>>>
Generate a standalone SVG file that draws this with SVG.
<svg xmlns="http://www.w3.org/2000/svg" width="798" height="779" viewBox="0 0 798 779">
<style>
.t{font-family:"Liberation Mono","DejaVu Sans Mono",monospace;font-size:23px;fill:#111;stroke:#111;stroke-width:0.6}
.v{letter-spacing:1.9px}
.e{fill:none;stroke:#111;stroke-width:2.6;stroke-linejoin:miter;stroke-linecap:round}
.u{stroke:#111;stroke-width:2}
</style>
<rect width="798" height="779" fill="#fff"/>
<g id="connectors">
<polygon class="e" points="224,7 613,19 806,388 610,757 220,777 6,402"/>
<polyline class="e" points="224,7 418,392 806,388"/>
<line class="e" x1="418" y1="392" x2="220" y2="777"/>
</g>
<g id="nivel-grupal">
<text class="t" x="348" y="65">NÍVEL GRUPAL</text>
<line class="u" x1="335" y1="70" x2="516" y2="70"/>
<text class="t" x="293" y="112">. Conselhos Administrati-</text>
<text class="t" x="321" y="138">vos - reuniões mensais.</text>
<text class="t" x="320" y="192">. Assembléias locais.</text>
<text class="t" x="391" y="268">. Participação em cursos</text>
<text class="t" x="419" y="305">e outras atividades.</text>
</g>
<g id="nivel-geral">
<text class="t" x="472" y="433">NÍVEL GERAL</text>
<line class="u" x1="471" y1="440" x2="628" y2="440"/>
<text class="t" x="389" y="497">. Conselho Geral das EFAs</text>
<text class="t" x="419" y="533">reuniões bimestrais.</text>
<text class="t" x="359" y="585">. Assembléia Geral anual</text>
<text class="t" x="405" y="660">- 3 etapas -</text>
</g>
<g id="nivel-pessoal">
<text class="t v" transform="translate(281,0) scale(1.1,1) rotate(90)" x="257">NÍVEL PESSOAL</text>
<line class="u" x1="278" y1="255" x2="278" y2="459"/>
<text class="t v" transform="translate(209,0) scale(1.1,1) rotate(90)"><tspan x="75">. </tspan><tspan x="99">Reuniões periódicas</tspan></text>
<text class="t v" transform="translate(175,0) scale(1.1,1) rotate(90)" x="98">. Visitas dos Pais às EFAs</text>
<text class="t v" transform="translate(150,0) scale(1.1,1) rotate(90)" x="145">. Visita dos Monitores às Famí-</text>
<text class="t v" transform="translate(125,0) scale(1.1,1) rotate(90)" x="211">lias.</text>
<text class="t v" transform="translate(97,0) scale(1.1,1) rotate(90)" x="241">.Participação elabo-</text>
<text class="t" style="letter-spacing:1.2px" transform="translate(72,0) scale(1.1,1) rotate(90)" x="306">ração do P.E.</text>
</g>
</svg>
<<<
◆ **Stated task**: Each line above must be printed exactly as it appears.

◆ **Output below**:
Generate a standalone SVG file that draws this with SVG.
<svg xmlns="http://www.w3.org/2000/svg" width="798" height="779" viewBox="0 0 798 779">
<style>
.t{font-family:"Liberation Mono","DejaVu Sans Mono",monospace;font-size:23px;fill:#111;stroke:#111;stroke-width:0.6}
.v{letter-spacing:1.9px}
.e{fill:none;stroke:#111;stroke-width:2.6;stroke-linejoin:miter;stroke-linecap:round}
.u{stroke:#111;stroke-width:2}
</style>
<rect width="798" height="779" fill="#fff"/>
<g id="connectors">
<polygon class="e" points="224,7 613,19 806,388 610,757 220,777 6,402"/>
<polyline class="e" points="224,7 418,392 806,388"/>
<line class="e" x1="418" y1="392" x2="220" y2="777"/>
</g>
<g id="nivel-grupal">
<text class="t" x="348" y="65">NÍVEL GRUPAL</text>
<line class="u" x1="335" y1="70" x2="516" y2="70"/>
<text class="t" x="293" y="112">. Conselhos Administrati-</text>
<text class="t" x="321" y="138">vos - reuniões mensais.</text>
<text class="t" x="320" y="192">. Assembléias locais.</text>
<text class="t" x="391" y="268">. Participação em cursos</text>
<text class="t" x="419" y="305">e outras atividades.</text>
</g>
<g id="nivel-geral">
<text class="t" x="472" y="433">NÍVEL GERAL</text>
<line class="u" x1="471" y1="440" x2="628" y2="440"/>
<text class="t" x="389" y="497">. Conselho Geral das EFAs</text>
<text class="t" x="419" y="533">reuniões bimestrais.</text>
<text class="t" x="359" y="585">. Assembléia Geral anual</text>
<text class="t" x="405" y="660">- 3 etapas -</text>
</g>
<g id="nivel-pessoal">
<text class="t v" transform="translate(281,0) scale(1.1,1) rotate(90)" x="257">NÍVEL PESSOAL</text>
<line class="u" x1="278" y1="255" x2="278" y2="459"/>
<text class="t v" transform="translate(209,0) scale(1.1,1) rotate(90)"><tspan x="75">. </tspan><tspan x="99">Reuniões periódicas</tspan></text>
<text class="t v" transform="translate(175,0) scale(1.1,1) rotate(90)" x="98">. Visitas dos Pais às EFAs</text>
<text class="t v" transform="translate(150,0) scale(1.1,1) rotate(90)" x="145">. Visita dos Monitores às Famí-</text>
<text class="t v" transform="translate(125,0) scale(1.1,1) rotate(90)" x="211">lias.</text>
<text class="t v" transform="translate(97,0) scale(1.1,1) rotate(90)" x="241">.Participação elabo-</text>
<text class="t" style="letter-spacing:1.2px" transform="translate(72,0) scale(1.1,1) rotate(90)" x="306">ração do P.E.</text>
</g>
</svg>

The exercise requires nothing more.